Answer: Elastic Net regularization combines the penalties of L1 and L2 regularization, incorporating both their advantages. It adds both the absolute value and the square of the magnitude of coefficients to the penalty term. This approach allows for both feature selection, due to the L1 component creating sparsity, and stability in coefficient estimation, due to the L2 component, which is particularly useful when dealing with correlated features.

Key Points:
- Combines L1's feature selection capability with L2's stability.
- Useful in dealing with correlated features.
- Controlled by two parameters: one for L1 and one for L2 penalty.

Example:

// Example of Elastic Net regularization penalty calculation
double ElasticNetPenalty(double[] weights, double lambda1, double lambda2)
{
    double l1Penalty = weights.Sum(Math.Abs);
    double l2Penalty = weights.Sum(w => w * w);
    return lambda1 * l1Penalty + lambda2 * l2Penalty;
}

4. What are the key considerations when choosing between L1, L2, and Elastic Net regularization for a given machine learning problem?

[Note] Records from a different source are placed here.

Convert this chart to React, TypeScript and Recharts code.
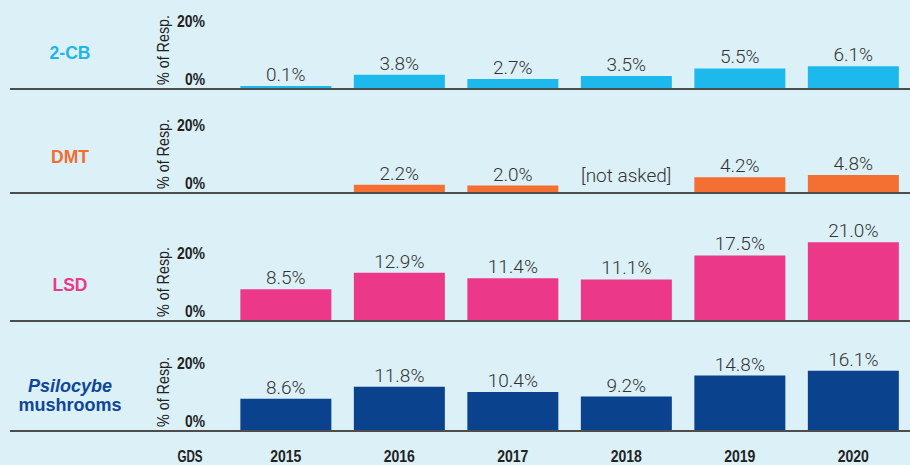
import React from 'react';
import { BarChart, Bar, XAxis, YAxis, LabelList, Label } from 'recharts';

const years = ['2015', '2016', '2017', '2018', '2019', '2020'];
const cb2Values = [0.1, 3.8, 2.7, 3.5, 5.5, 6.1];
const dmtValues = [null, 2.2, 2.0, null, 4.2, 4.8];
const lsdValues = [8.5, 12.9, 11.4, 11.1, 17.5, 21.0];
const psiloValues = [8.6, 11.8, 10.4, 9.2, 14.8, 16.1];
const dmtNotes = ['', '', '', '[not asked]', '', ''];
const yTicks = [0, 20];
const yAxisTitle = '% of Resp.';
const xAxisTitle = 'GDS';

const BG = '#dcf0f8';
const SANS = "'Liberation Sans', Arial, sans-serif";
const LIGHT = "Roboto, 'Liberation Sans', Arial, sans-serif";

type PanelDef = {
  nameLines: { text: string; italic?: boolean }[];
  color: string;
  textColor: string;
  values: (number | null)[];
  notes?: string[];
  baseline: number;
  showYears?: boolean;
};

const panels: PanelDef[] = [
  { nameLines: [{ text: '2-CB' }], color: '#1db9ec', textColor: '#20b6e6', values: cb2Values, baseline: 89 },
  { nameLines: [{ text: 'DMT' }], color: '#f36f32', textColor: '#f26d31', values: dmtValues, notes: dmtNotes, baseline: 193 },
  { nameLines: [{ text: 'LSD' }], color: '#ec3888', textColor: '#ea3a8a', values: lsdValues, baseline: 321 },
  {
    nameLines: [{ text: 'Psilocybe', italic: true }, { text: 'mushrooms' }],
    color: '#0a428e',
    textColor: '#0f4796',
    values: psiloValues,
    baseline: 431,
    showYears: true,
  },
];

const PLOT_H = 90;
const TOP_M = 20;

function CondText(props: any) {
  const { x, y, children, anchor = 'middle', size = 17, perChar = 7.8 } = props;
  const str = String(children);
  return (
    <text
      x={x}
      y={y}
      dy="0.35em"
      textAnchor={anchor}
      fontFamily={SANS}
      fontWeight="bold"
      fontSize={size}
      fill="#222"
      textLength={str.length * perChar}
      lengthAdjust="spacingAndGlyphs"
    >
      {str}
    </text>
  );
}

function YTick(props: any) {
  const { y, payload } = props;
  const v = payload.value;
  const yy = v === 0 ? y - 10 : y + 7;
  const s = `${v}%`;
  return (
    <text
      x={205}
      y={yy}
      dy="0.35em"
      textAnchor="end"
      fontFamily={SANS}
      fontWeight="bold"
      fontSize={16}
      fill="#222"
      textLength={v === 0 ? 20 : 28}
      lengthAdjust="spacingAndGlyphs"
    >
      {s}
    </text>
  );
}

function Panel({ def }: { def: PanelDef }) {
  const data = years.map((y, i) => ({ year: y, v: def.values[i], note: def.notes ? def.notes[i] : '' }));
  const xh = def.showYears ? 34 : 1;
  const height = TOP_M + PLOT_H + xh;

  const renderXTick = (p: any) => {
    const { x, y, index, payload } = p;
    const note = data[index] ? data[index].note : '';
    return (
      <g>
        {note ? (
          <text x={x} y={y - 26} dy="0.35em" textAnchor="middle" fontFamily={LIGHT} fontWeight={300} fontSize={19} fill="#333">
            {note}
          </text>
        ) : null}
        {def.showYears ? (
          <CondText x={x} y={y + 17} perChar={7.8}>
            {payload.value}
          </CondText>
        ) : null}
      </g>
    );
  };

  const renderYLabel = (p: any) => {
    const vb = p.viewBox || {};
    const base = vb.y + vb.height;
    const n = def.nameLines.length;
    return (
      <g>
        <text
          x={0}
          y={0}
          transform={`translate(163, ${base - 39}) rotate(-90)`}
          dy="0.35em"
          textAnchor="middle"
          fontFamily={SANS}
          fontSize={16}
          fill="#222"
          textLength={70}
          lengthAdjust="spacingAndGlyphs"
        >
          {yAxisTitle}
        </text>
        {def.nameLines.map((ln, i) => (
          <text
            key={i}
            x={70}
            y={base - 36 + (i - (n - 1) / 2) * 19}
            dy="0.35em"
            textAnchor="middle"
            fontFamily={SANS}
            fontWeight="bold"
            fontStyle={ln.italic ? 'italic' : 'normal'}
            fontSize={n > 1 ? 18 : 17.5}
            fill={def.textColor}
          >
            {ln.text}
          </text>
        ))}
      </g>
    );
  };

  const renderXLabel = (p: any) => {
    const vb = p.viewBox || {};
    return (
      <CondText x={190} y={vb.y + 25} perChar={8.4}>
        {xAxisTitle}
      </CondText>
    );
  };

  return (
    <div style={{ position: 'absolute', left: 0, top: def.baseline - PLOT_H - TOP_M, width: 910, height }}>
      <BarChart
        width={910}
        height={height}
        data={data}
        margin={{ top: TOP_M, right: 0, bottom: 0, left: 0 }}
        barCategoryGap="10%"
        style={{ overflow: 'visible' }}
      >
        <XAxis
          dataKey="year"
          padding={{ left: 219, right: 0 }}
          height={xh}
          axisLine={{ stroke: '#4d4d4d', strokeWidth: 2 }}
          tickLine={false}
          tick={renderXTick}
          interval={0}
        >
          {def.showYears ? <Label content={renderXLabel} /> : null}
        </XAxis>
        <YAxis domain={[0, 24]} ticks={yTicks} width={10} axisLine={false} tickLine={false} tick={<YTick />} interval={0}>
          <Label content={renderYLabel} />
        </YAxis>
        <Bar
          dataKey="v"
          fill={def.color}
          isAnimationActive={false}
          minPointSize={(value: any) => (value != null && value > 0 && value < 1 ? 3 : 0)}
        >
          <LabelList
            dataKey="v"
            position="top"
            offset={5}
            formatter={(v: any) => (v == null ? '' : `${Number(v).toFixed(1)}%`)}
            style={{ fontFamily: LIGHT, fontWeight: 300, fontSize: 19, fill: '#333' }}
          />
        </Bar>
      </BarChart>
    </div>
  );
}

export default function App() {
  return (
    <div style={{ position: 'relative', width: 910, height: 465, background: BG, overflow: 'hidden' }}>
      <style>{'body{margin:0;}'}</style>
      {panels.map((p, i) => (
        <Panel key={i} def={p} />
      ))}
    </div>
  );
}
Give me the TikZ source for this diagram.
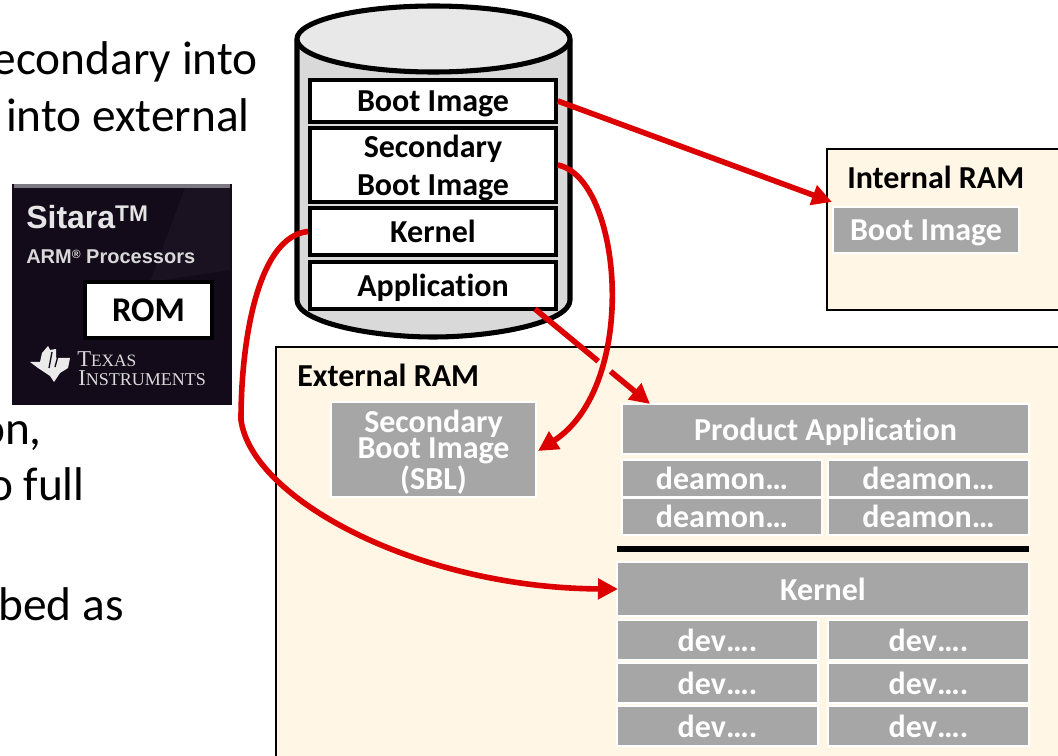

Answer: Selecting the appropriate regularization technique depends on several factors:
- Sparsity: If feature selection is important (i.e., identifying relevant features), L1 regularization might be preferred due to its ability to produce sparse models.
- Correlated Features: In cases of high correlation among features, L2 or Elastic Net regularization may perform better since L2 handles collinearity well and Elastic Net can inherit this property while also allowing for sparsity.
- Performance vs. Interpretability: L1 regularization can lead to more interpretable models due to sparsity, but if the performance is the sole focus, testing both L1 and L2 (or Elastic Net for a balance) is advisable.

Key Points:
- The choice depends on the need for feature selection, handling of correlated features, and balance between performance and interpretability.
- Elastic Net offers a middle ground, combining the benefits of both L1 and L2 regularization.
- Experimentation and cross-validation are essential to determine the best approach for a given dataset.

Example:

// No direct C# example here due to the conceptual nature of the question

Choosing the right regularization technique is essential for the success of a machine learning model, and understanding the trade-offs between L1, L2, and Elastic Net regularization can guide in selecting the most suitable method for a given problem.